I was a user when the Krita team focused on painting. I admit that I was among those disappointing at that time because I naively wanted Krita to become open source Photoshop. I thought they were making a mistake in the direction they took. I'm happy I was wrong about that.
For the two very most common bitmap editing tasks(color remapping and selection-based edits) it's OK and it even boasts some fancy features these days. For drawing, it has a workable set of brushes and fills, though I think Krita is the better app here now. For graphic design things(typography, layout, layers of procedural effects) too many things still involve a slow, indirect workflow, but there are signs of this problem being chipped away at.
(The single best tip I have for GIMP is: get in the habit of using the "/" key quick search instead of using the dropdown menus)
This one is more obvious maybe: I also found learning the keyboard shortcuts really useful when working on a web comic.
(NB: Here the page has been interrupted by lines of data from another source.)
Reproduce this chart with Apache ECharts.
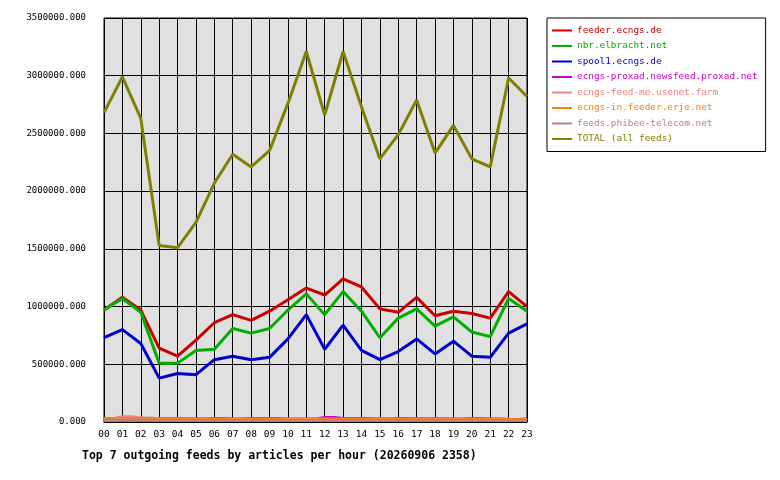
<!DOCTYPE html><html><head><meta charset="utf-8">
<script src="https://cdn.jsdelivr.net/npm/echarts@6/dist/echarts.min.js"></script>
<style>html,body{margin:0;background:#fff}#c{width:780px;height:480px}</style></head><body><div id="c"></div>
<script>
const hours=['00','01','02','03','04','05','06','07','08','09','10','11','12','13','14','15','16','17','18','19','20','21','22','23'];
const feeder=[970000,1080000,970000,640000,570000,710000,860000,930000,880000,960000,1060000,1160000,1100000,1240000,1170000,980000,950000,1080000,920000,960000,940000,900000,1130000,1000000];
const nbr=[970000,1070000,950000,510000,510000,620000,630000,810000,770000,810000,970000,1110000,930000,1130000,960000,730000,900000,980000,830000,910000,780000,740000,1070000,960000];
const spool1=[730000,800000,680000,380000,420000,410000,540000,570000,540000,560000,720000,930000,630000,840000,620000,540000,610000,720000,590000,700000,570000,560000,770000,850000];
const proxad=[30000,30000,30000,30000,30000,25000,30000,25000,30000,30000,25000,25000,40000,30000,30000,25000,30000,28000,28000,25000,30000,25000,22000,25000];
const usenetFarm=[28000,45000,35000,28000,28000,25000,25000,25000,25000,25000,25000,25000,25000,25000,25000,28000,25000,25000,25000,25000,25000,25000,22000,22000];
const erje=[22000,25000,25000,22000,22000,20000,22000,20000,22000,22000,20000,20000,22000,22000,22000,25000,22000,20000,20000,20000,22000,20000,22000,20000];
const phibee=[15000,18000,18000,15000,15000,15000,15000,15000,15000,15000,15000,15000,15000,15000,15000,15000,15000,15000,15000,15000,15000,15000,15000,15000];
const total=[2680000,2990000,2630000,1530000,1510000,1730000,2070000,2320000,2210000,2350000,2760000,3210000,2660000,3210000,2730000,2280000,2490000,2790000,2330000,2570000,2280000,2210000,2980000,2820000];
const names=['feeder.ecngs.de','nbr.elbracht.net','spool1.ecngs.de','ecngs-proxad.newsfeed.proxad.net','ecngs-feed-me.usenet.farm','ecngs-in.feeder.erje.net','feeds.phibee-telecom.net','TOTAL (all feeds)'];
const colors=['#cc0000','#00b000','#0000cc','#cc00cc','#f08080','#ff8000','#c08080','#808000'];
const datas=[feeder,nbr,spool1,proxad,usenetFarm,erje,phibee,total];
const F='DejaVu Sans Mono';
const ch=echarts.init(document.getElementById('c'));
ch.setOption({
 animation:false,
 color:colors,
 grid:{left:104,right:253,top:18,bottom:58,show:true,backgroundColor:'#e0e0e0',borderColor:'#000',borderWidth:1},
 title:{text:'Top 7 outgoing feeds by articles per hour (20260906 2358)',left:77,top:445,textStyle:{fontFamily:F,fontSize:11.5,fontWeight:'bold',color:'#000'}},
 legend:{orient:'vertical',left:547,top:18,padding:[8,8,8,5],itemGap:6.5,itemWidth:20,itemHeight:2,icon:'rect',
   borderColor:'#000',borderWidth:1,
   data:names.map((n,i)=>({name:n,textStyle:{color:colors[i]}})),
   textStyle:{fontFamily:F,fontSize:9.4}},
 xAxis:{type:'category',data:hours,boundaryGap:false,
   axisLine:{lineStyle:{color:'#000'}},axisTick:{show:false},
   axisLabel:{fontFamily:F,fontSize:9.5,color:'#000',margin:8},
   splitLine:{show:true,lineStyle:{color:'#000',width:1}}},
 yAxis:{type:'value',min:0,max:3500000,interval:500000,
   axisLine:{show:true,lineStyle:{color:'#000'}},axisTick:{show:false},
   axisLabel:{fontFamily:F,fontSize:9,color:'#000',margin:18,formatter:v=>v.toFixed(3)},
   splitLine:{lineStyle:{color:'#000',width:1}}},
 series:names.map((n,i)=>({name:n,type:'line',data:datas[i],symbol:'none',
   step:i>=3&&i<7?'middle':false,
   lineStyle:{width:3,color:colors[i]},z:i==7?1:2}))
});
</script></body></html>
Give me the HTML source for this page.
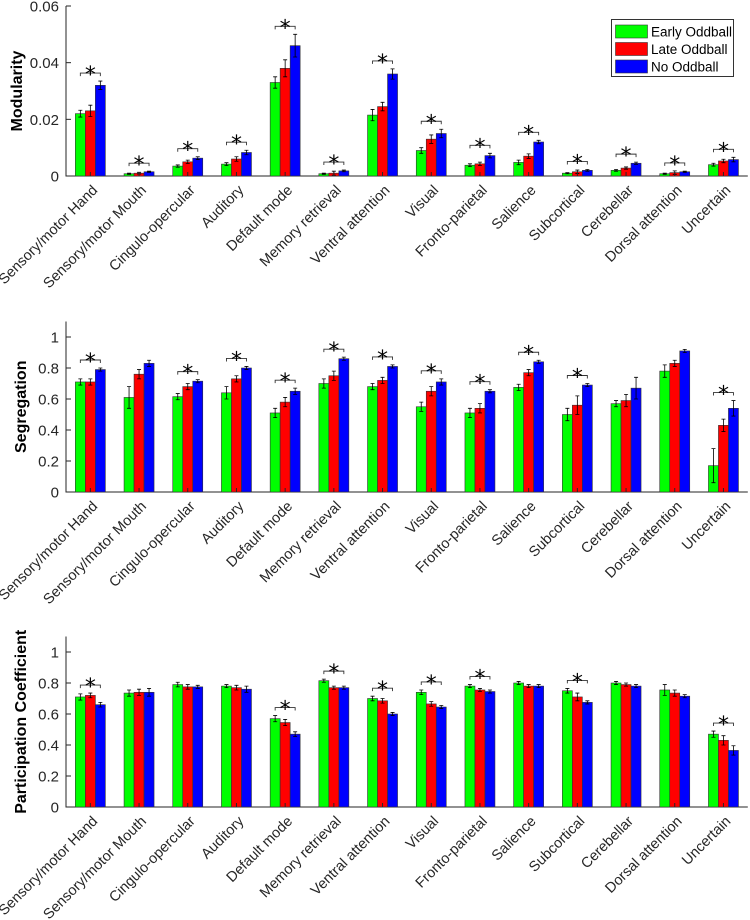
<!DOCTYPE html>
<html><head><meta charset="utf-8"><style>
body{margin:0;background:#fff;}
svg{display:block;font-family:"Liberation Sans",Arial,sans-serif;}
</style></head><body>
<svg id="chart" width="750" height="920"></svg>
<script>
const categories=["Sensory/motor Hand","Sensory/motor Mouth","Cingulo-opercular","Auditory","Default mode","Memory retrieval","Ventral attention","Visual","Fronto-parietal","Salience","Subcortical","Cerebellar","Dorsal attention","Uncertain"];
const seriesNames=["Early Oddball","Late Oddball","No Oddball"];
const modEarly=[0.022,0.0008,0.0035,0.0042,0.033,0.0008,0.0215,0.009,0.0038,0.0048,0.001,0.002,0.0008,0.004];
const modLate=[0.023,0.001,0.005,0.006,0.038,0.001,0.0245,0.013,0.0043,0.007,0.0015,0.0028,0.0012,0.0053];
const modNone=[0.032,0.0015,0.0063,0.0083,0.046,0.0018,0.036,0.015,0.0072,0.012,0.002,0.0045,0.0015,0.0058];
const modErrEarly=[0.0012,0.0002,0.0004,0.0005,0.002,0.0002,0.002,0.001,0.0005,0.0008,0.0002,0.0003,0.0002,0.0005];
const modErrLate=[0.002,0.0003,0.0006,0.0008,0.003,0.0007,0.0015,0.0015,0.0006,0.0008,0.0006,0.0004,0.0006,0.0006];
const modErrNone=[0.0015,0.0002,0.0005,0.0008,0.004,0.0003,0.0018,0.0015,0.0008,0.0006,0.0003,0.0004,0.0002,0.0008];
const modStars=[1,1,1,1,1,1,1,1,1,1,1,1,1,1];
const segEarly=[0.71,0.61,0.615,0.64,0.51,0.70,0.68,0.55,0.51,0.675,0.50,0.57,0.78,0.17];
const segLate=[0.71,0.76,0.68,0.73,0.58,0.75,0.72,0.65,0.54,0.77,0.56,0.59,0.83,0.43];
const segNone=[0.79,0.83,0.715,0.80,0.65,0.86,0.81,0.71,0.65,0.84,0.69,0.67,0.91,0.54];
const segErrEarly=[0.02,0.07,0.02,0.04,0.03,0.03,0.02,0.03,0.03,0.02,0.04,0.02,0.04,0.11];
const segErrLate=[0.02,0.03,0.02,0.02,0.03,0.03,0.02,0.03,0.03,0.02,0.06,0.04,0.02,0.04];
const segErrNone=[0.01,0.02,0.01,0.01,0.02,0.01,0.01,0.02,0.01,0.01,0.01,0.07,0.01,0.05];
const segStars=[1,0,1,1,1,1,1,1,1,1,1,0,0,1];
const pcEarly=[0.71,0.735,0.79,0.78,0.57,0.815,0.70,0.74,0.78,0.80,0.75,0.80,0.755,0.47];
const pcLate=[0.72,0.74,0.775,0.77,0.545,0.77,0.685,0.665,0.755,0.78,0.71,0.79,0.735,0.43];
const pcNone=[0.66,0.74,0.775,0.76,0.47,0.77,0.60,0.645,0.745,0.78,0.675,0.78,0.715,0.365];
const pcErrEarly=[0.02,0.02,0.015,0.01,0.02,0.01,0.015,0.015,0.01,0.01,0.015,0.01,0.035,0.02];
const pcErrLate=[0.015,0.02,0.015,0.015,0.02,0.01,0.015,0.015,0.01,0.01,0.025,0.01,0.02,0.03];
const pcErrNone=[0.015,0.025,0.01,0.02,0.015,0.01,0.01,0.01,0.01,0.01,0.01,0.01,0.01,0.03];
const pcStars=[1,0,0,0,1,1,1,1,1,0,1,0,0,1];
const modTicks=["0","0.02","0.04","0.06"];
const unitTicks=["0","0.2","0.4","0.6","0.8","1"];

const NS="http://www.w3.org/2000/svg";
const svg=document.getElementById('chart');
const colors=["#00ff00","#ff0000","#0000ff"];
function mk(tag,attrs,parent){const e=document.createElementNS(NS,tag);for(const k in attrs)e.setAttribute(k,attrs[k]);(parent||svg).appendChild(e);return e;}
const X0=66,GW=48.7,BW=10;
function xc(i){return X0+GW*(i+0.5);}

function panel(cfg){
  const g=mk('g',{});
  
  
  const y=v=>cfg.y0-(v/cfg.max)*(cfg.y0-cfg.top);
  const ax=mk('path',{d:`M${X0},${cfg.top}V${cfg.y0}H${X0+GW*14}`,stroke:'#262626',fill:'none','stroke-width':1},g);
  
  
  cfg.ticks.forEach(t=>{
    const v=parseFloat(t),yy=y(v);
    mk('line',{x1:X0,x2:X0+5,y1:yy,y2:yy,stroke:'#262626'},g);
    const tl=mk('text',{x:X0-7,y:yy+5.5,'text-anchor':'end','font-size':15,fill:'#262626'},g);
    tl.textContent=t;
    
    
  });
  const yl=mk('text',{transform:`translate(${cfg.labelX},${(cfg.top+cfg.y0)/2}) rotate(-90)`,'text-anchor':'middle','font-size':16,'font-weight':'bold',fill:'#000'},g);
  yl.textContent=cfg.label;
  
  
  categories.forEach((c,i)=>{
    const cx=xc(i);
    let maxTop=0;
    cfg.vals.forEach((arr,s)=>{
      const v=arr[i],e=cfg.errs[s][i];
      const bx=cx+(s-1)*BW-BW/2;
      const r=mk('rect',{x:bx,y:y(v),width:BW,height:cfg.y0-y(v),fill:colors[s],stroke:'#333','stroke-width':0.6},g);
      
      
      const ex=bx+BW/2;
      mk('path',{d:`M${ex},${y(v-e)}V${y(v+e)}M${ex-2},${y(v+e)}H${ex+2}M${ex-2},${y(v-e)}H${ex+2}`,stroke:'#000','stroke-width':0.8,fill:'none'},g);
      maxTop=Math.max(maxTop,v+e);
    });
    if(cfg.stars[i]){
      const by=y(maxTop)-8;
      const l=cx-BW,rr=cx+BW;
      const br=mk('path',{d:`M${l},${by+3}V${by}H${rr}V${by+3}`,stroke:'#333',fill:'none','stroke-width':0.9},g);
      
      
      const st=mk('text',{x:cx,y:by+9,'text-anchor':'middle','font-size':22,'font-family':'DejaVu Sans, sans-serif',fill:'#000'},g);
      st.textContent='*';
      
      
    }
    mk('line',{x1:cx,x2:cx,y1:cfg.y0,y2:cfg.y0-4,stroke:'#262626'},g);
    const lx=cx+8,ly=cfg.y0+15;
    const t=mk('text',{transform:`translate(${lx},${ly}) rotate(-45)`,'text-anchor':'end','font-size':14.5,fill:'#262626'},g);
    t.textContent=c;
    
    
  });
}
panel({name:'modularity',label:'Modularity',y0:176,top:6,max:0.06,ticks:modTicks,labelX:22,vals:[modEarly,modLate,modNone],errs:[modErrEarly,modErrLate,modErrNone],stars:modStars});
panel({name:'segregation',label:'Segregation',y0:492,top:321.5,max:1.1,ticks:unitTicks,labelX:26,vals:[segEarly,segLate,segNone],errs:[segErrEarly,segErrLate,segErrNone],stars:segStars});
panel({name:'participation',label:'Participation Coefficient',y0:807,top:636.5,max:1.1,ticks:unitTicks,labelX:26,vals:[pcEarly,pcLate,pcNone],errs:[pcErrEarly,pcErrLate,pcErrNone],stars:pcStars});

const lg=mk('g',{});


mk('rect',{x:611.5,y:19.5,width:122,height:57,fill:'#fff',stroke:'#333','stroke-width':1},lg);
seriesNames.forEach((n,s)=>{
  const yy=25+s*17.5;
  const p=mk('rect',{x:615.5,y:yy,width:32,height:13,fill:colors[s],stroke:'#333','stroke-width':0.6},lg);
  
  
  const t=mk('text',{x:651,y:yy+11.5,'font-size':13.5,fill:'#000'},lg);
  t.textContent=n;
  
  
});
</script>
</body></html>
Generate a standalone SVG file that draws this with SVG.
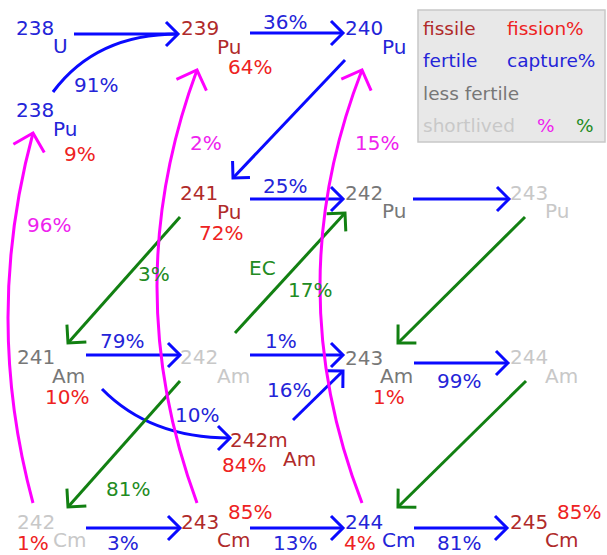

I don't have anything but praise about level of thought that went into modelling the UI and considering different use-cases, by author(s) himself. Extremely open and inclusive (in the best sense of the word). These people know what they're doing and do it well.
Even translations are community driven :)
Disclosure: I'm just a reader of P&C, who found the comic not so long ago and fell in love with it!
Does anyone who has been involved or kept track since earlier days have any insight into why this isn't more well known among the pantheon of digital illustration tools prescribed to budding artists? From the about page they've been around for a long time! I'd love to understand the market forces that were in play here.
There are a lot of negative people, and some people just want a magical dropin replacement one to one clone to the proprietary software, they dismiss new comer and opensource tools like these, However things are changing as more and more people are doing art with krita and it is spreading gradually.
the main market force is people on forums saying stuff like "the icons and menus aren't exactly those of Adobe Photoshop so it is literally unuseable"
For some reason it isn't as "standard" as Gimp.
Yet I had _literally_ never heard of Krita until last year; I was trying to figure out how to edit an image for work using my work-provided MacBook Pro and my boss said "I always use Krita."
Something something XKCD 10,000. https://xkcd.com/1053/
I haven't used Blender in a long time, but from what I've seen they've progressed by leaps and bounds too, and many prefer artists prefer it to the commercial alternatives. Solid evidence that open source software can rival or exceed commercial projects for the things that require user friendly UXs.
It's very stable and very polished, and really intuitive to use. Out of all the open source graphics/image editing tools, it is definitely my favourite now. It rivals or even surpasses its proprietary competitors in both features _and_ usability, which is no small feat.
However in other areas it's a bit lacking (vector graphics, and anything beyond simple-ish image manipulation).
A huge thanks to David Revoy who releases his "source files" and brush kits, they are tremendously helpful in terms of studying techniques he uses, and the brushes are simply and increase productivity a lot.
> We want to make sure that the support for HDR visuals becomes part of Qt itself, so other applications can follow.
I love it!
It's not mentioned on the Donate page itself though, so I'm not sure how they found that out in the first place.